■ EXERCISE DETAILS ■
In the records below, find the line that contains "Generate a web" and the line that contains "const fmtPct = v". Set down exactly those lines and every line between them, and nothing more.

++++++++

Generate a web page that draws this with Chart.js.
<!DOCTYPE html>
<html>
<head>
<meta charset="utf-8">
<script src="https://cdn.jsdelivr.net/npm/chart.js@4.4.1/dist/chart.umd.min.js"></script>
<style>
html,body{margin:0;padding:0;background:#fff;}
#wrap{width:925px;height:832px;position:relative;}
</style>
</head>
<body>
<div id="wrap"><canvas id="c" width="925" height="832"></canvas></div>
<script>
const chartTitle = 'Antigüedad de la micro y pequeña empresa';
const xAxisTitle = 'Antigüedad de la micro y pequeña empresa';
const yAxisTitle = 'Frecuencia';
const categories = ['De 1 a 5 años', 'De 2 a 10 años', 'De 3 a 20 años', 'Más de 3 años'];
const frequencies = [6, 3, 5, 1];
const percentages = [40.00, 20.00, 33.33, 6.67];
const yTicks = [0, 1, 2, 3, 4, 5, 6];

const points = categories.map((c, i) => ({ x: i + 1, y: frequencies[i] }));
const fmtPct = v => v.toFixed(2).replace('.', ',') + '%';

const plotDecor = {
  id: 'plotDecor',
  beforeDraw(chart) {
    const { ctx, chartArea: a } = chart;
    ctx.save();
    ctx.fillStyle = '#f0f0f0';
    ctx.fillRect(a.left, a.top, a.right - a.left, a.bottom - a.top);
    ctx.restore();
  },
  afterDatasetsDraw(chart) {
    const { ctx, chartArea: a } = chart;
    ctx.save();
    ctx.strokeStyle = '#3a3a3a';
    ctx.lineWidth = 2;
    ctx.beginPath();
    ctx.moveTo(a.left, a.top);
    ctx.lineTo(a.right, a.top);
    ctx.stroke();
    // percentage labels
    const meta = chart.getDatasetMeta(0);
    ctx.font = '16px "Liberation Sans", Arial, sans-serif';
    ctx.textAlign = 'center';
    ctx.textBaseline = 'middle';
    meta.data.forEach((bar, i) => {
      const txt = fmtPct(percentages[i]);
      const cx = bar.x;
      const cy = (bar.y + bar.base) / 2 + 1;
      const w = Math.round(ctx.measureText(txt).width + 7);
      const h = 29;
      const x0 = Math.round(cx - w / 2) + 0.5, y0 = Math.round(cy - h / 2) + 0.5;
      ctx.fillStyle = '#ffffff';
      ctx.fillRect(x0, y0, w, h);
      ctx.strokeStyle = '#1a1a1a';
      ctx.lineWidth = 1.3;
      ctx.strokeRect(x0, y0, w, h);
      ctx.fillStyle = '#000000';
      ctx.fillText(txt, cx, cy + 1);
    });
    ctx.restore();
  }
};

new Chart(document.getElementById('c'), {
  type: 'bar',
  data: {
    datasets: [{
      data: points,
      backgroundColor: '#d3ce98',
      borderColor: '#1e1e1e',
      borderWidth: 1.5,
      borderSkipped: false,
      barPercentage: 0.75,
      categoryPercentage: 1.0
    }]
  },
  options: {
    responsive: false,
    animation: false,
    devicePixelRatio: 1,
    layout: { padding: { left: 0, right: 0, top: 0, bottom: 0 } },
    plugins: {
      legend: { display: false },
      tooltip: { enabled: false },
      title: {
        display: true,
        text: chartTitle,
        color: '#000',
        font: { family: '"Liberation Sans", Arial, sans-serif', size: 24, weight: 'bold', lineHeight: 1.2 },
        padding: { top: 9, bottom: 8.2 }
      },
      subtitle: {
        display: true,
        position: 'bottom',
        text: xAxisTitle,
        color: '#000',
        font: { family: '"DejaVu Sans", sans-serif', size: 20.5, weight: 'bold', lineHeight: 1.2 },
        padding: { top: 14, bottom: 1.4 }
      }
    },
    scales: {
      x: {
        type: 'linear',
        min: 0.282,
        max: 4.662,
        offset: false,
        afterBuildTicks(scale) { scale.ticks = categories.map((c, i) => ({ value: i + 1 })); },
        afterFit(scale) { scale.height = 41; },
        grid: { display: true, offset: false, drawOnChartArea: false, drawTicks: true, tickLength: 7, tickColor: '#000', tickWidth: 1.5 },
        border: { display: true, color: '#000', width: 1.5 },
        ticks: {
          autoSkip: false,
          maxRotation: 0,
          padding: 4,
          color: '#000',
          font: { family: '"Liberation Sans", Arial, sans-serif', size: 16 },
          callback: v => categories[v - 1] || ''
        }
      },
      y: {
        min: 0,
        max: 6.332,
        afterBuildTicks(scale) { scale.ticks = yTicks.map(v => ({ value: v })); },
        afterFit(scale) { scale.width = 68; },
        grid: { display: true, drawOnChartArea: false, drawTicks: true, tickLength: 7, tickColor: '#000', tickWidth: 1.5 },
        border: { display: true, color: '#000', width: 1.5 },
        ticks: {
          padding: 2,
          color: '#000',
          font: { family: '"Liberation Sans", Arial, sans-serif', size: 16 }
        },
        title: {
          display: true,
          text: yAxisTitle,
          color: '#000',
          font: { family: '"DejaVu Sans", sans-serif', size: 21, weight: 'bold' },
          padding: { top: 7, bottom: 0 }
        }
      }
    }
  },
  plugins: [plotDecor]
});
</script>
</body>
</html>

++++++++

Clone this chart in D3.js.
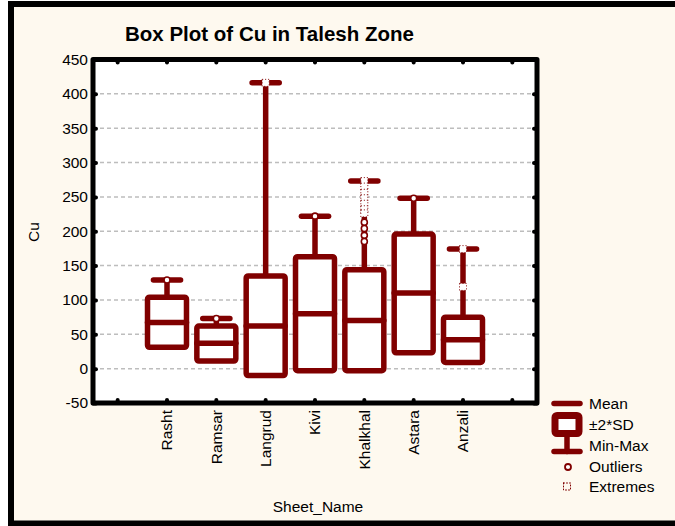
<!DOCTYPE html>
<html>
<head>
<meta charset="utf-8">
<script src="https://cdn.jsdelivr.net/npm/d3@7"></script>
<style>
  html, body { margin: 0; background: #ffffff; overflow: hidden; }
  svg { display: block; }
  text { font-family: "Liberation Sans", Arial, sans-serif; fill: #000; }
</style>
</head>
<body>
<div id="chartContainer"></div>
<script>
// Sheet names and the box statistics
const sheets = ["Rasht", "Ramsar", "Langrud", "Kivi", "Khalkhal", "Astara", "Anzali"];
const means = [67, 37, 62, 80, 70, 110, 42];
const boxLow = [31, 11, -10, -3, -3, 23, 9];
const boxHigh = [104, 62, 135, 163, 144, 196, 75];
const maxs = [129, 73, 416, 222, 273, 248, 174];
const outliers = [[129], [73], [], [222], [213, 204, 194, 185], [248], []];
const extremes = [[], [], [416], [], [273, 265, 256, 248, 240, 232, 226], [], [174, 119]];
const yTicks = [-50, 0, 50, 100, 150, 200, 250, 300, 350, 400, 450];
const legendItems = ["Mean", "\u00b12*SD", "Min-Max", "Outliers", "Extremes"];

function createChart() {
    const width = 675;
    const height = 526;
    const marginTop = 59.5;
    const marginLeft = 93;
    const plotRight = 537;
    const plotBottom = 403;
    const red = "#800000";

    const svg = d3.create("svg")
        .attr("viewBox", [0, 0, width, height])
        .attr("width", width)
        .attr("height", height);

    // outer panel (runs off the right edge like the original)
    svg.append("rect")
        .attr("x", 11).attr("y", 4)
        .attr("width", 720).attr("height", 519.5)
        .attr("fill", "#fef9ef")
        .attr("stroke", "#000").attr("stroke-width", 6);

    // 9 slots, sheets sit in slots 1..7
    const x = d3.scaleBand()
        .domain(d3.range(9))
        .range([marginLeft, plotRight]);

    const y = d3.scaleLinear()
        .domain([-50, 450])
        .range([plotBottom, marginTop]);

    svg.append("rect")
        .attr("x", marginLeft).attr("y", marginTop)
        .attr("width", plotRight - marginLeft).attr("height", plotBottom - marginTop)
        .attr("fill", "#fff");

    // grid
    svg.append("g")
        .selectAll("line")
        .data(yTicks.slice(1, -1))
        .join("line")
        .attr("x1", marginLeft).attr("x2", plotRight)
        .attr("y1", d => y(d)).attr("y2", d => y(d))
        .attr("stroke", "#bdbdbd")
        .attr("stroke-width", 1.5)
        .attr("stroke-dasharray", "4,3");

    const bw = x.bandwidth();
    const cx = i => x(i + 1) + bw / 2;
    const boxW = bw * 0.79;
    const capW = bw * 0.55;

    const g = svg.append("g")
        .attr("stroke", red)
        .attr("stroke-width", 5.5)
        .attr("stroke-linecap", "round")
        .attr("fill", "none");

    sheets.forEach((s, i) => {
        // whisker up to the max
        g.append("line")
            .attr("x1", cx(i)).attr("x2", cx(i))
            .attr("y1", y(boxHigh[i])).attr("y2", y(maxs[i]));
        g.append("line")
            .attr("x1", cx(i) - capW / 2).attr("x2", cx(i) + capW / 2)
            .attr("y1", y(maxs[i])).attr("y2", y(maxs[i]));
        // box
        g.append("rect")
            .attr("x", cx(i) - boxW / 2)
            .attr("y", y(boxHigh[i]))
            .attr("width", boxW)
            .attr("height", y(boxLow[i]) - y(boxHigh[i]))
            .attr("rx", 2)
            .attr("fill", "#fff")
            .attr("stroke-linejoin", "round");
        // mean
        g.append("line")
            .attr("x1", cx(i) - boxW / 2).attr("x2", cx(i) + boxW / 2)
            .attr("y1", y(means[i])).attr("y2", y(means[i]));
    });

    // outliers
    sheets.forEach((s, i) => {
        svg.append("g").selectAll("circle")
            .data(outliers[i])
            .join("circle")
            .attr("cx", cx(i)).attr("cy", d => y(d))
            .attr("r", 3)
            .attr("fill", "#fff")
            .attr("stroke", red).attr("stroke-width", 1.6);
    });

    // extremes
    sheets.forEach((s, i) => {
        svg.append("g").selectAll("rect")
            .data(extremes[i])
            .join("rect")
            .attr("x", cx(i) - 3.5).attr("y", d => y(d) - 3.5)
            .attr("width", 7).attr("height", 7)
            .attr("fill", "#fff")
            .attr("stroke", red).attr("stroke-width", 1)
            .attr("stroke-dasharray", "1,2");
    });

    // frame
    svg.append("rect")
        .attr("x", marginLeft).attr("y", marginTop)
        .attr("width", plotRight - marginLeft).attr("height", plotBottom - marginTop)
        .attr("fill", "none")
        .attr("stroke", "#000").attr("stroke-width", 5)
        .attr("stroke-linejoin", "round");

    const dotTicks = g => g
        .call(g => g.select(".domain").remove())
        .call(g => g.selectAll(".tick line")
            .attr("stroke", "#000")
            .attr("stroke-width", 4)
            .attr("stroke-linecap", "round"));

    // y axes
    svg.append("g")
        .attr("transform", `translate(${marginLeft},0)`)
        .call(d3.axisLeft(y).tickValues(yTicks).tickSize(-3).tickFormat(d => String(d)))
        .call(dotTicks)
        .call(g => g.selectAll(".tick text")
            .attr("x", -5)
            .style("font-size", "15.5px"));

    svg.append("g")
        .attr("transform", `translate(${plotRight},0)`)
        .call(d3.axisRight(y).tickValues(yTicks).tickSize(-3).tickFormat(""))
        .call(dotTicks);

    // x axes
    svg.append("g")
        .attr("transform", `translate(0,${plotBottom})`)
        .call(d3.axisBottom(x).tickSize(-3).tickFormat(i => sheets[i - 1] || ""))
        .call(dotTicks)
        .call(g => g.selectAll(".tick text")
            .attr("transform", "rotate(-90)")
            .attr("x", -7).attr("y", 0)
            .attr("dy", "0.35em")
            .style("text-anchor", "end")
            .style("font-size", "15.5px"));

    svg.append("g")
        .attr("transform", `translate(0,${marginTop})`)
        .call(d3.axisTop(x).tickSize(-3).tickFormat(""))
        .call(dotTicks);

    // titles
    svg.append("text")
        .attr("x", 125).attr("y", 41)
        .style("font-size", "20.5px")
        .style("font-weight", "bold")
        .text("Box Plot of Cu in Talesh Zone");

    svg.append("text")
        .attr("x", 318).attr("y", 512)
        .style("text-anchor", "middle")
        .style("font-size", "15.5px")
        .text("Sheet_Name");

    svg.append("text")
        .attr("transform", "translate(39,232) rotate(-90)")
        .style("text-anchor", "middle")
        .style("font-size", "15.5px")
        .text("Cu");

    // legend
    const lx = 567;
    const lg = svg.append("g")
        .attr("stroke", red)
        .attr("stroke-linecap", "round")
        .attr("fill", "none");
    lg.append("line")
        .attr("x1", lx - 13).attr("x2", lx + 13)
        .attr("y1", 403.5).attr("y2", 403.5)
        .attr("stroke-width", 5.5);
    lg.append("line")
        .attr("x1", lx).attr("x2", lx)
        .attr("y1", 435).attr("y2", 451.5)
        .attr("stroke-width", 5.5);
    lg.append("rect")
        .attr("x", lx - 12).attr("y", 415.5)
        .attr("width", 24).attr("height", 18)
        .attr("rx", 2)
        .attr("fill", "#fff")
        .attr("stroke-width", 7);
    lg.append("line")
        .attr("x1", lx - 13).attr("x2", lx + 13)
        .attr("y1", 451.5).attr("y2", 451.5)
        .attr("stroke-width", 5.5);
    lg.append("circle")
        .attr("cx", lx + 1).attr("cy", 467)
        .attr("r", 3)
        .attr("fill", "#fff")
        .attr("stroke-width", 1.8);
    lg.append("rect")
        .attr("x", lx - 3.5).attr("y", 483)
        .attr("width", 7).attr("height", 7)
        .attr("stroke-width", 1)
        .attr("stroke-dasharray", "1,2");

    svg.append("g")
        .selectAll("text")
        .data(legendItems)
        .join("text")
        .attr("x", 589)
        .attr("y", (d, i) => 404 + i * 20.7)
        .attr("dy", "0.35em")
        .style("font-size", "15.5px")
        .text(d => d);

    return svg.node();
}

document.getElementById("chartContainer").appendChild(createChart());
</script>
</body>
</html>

++++++++

■ TASK RESPONSE ■
Generate a web page that draws this with Chart.js.
<!DOCTYPE html>
<html>
<head>
<meta charset="utf-8">
<script src="https://cdn.jsdelivr.net/npm/chart.js@4.4.1/dist/chart.umd.min.js"></script>
<style>
html,body{margin:0;padding:0;background:#fff;}
#wrap{width:925px;height:832px;position:relative;}
</style>
</head>
<body>
<div id="wrap"><canvas id="c" width="925" height="832"></canvas></div>
<script>
const chartTitle = 'Antigüedad de la micro y pequeña empresa';
const xAxisTitle = 'Antigüedad de la micro y pequeña empresa';
const yAxisTitle = 'Frecuencia';
const categories = ['De 1 a 5 años', 'De 2 a 10 años', 'De 3 a 20 años', 'Más de 3 años'];
const frequencies = [6, 3, 5, 1];
const percentages = [40.00, 20.00, 33.33, 6.67];
const yTicks = [0, 1, 2, 3, 4, 5, 6];

const points = categories.map((c, i) => ({ x: i + 1, y: frequencies[i] }));
const fmtPct = v => v.toFixed(2).replace('.', ',') + '%';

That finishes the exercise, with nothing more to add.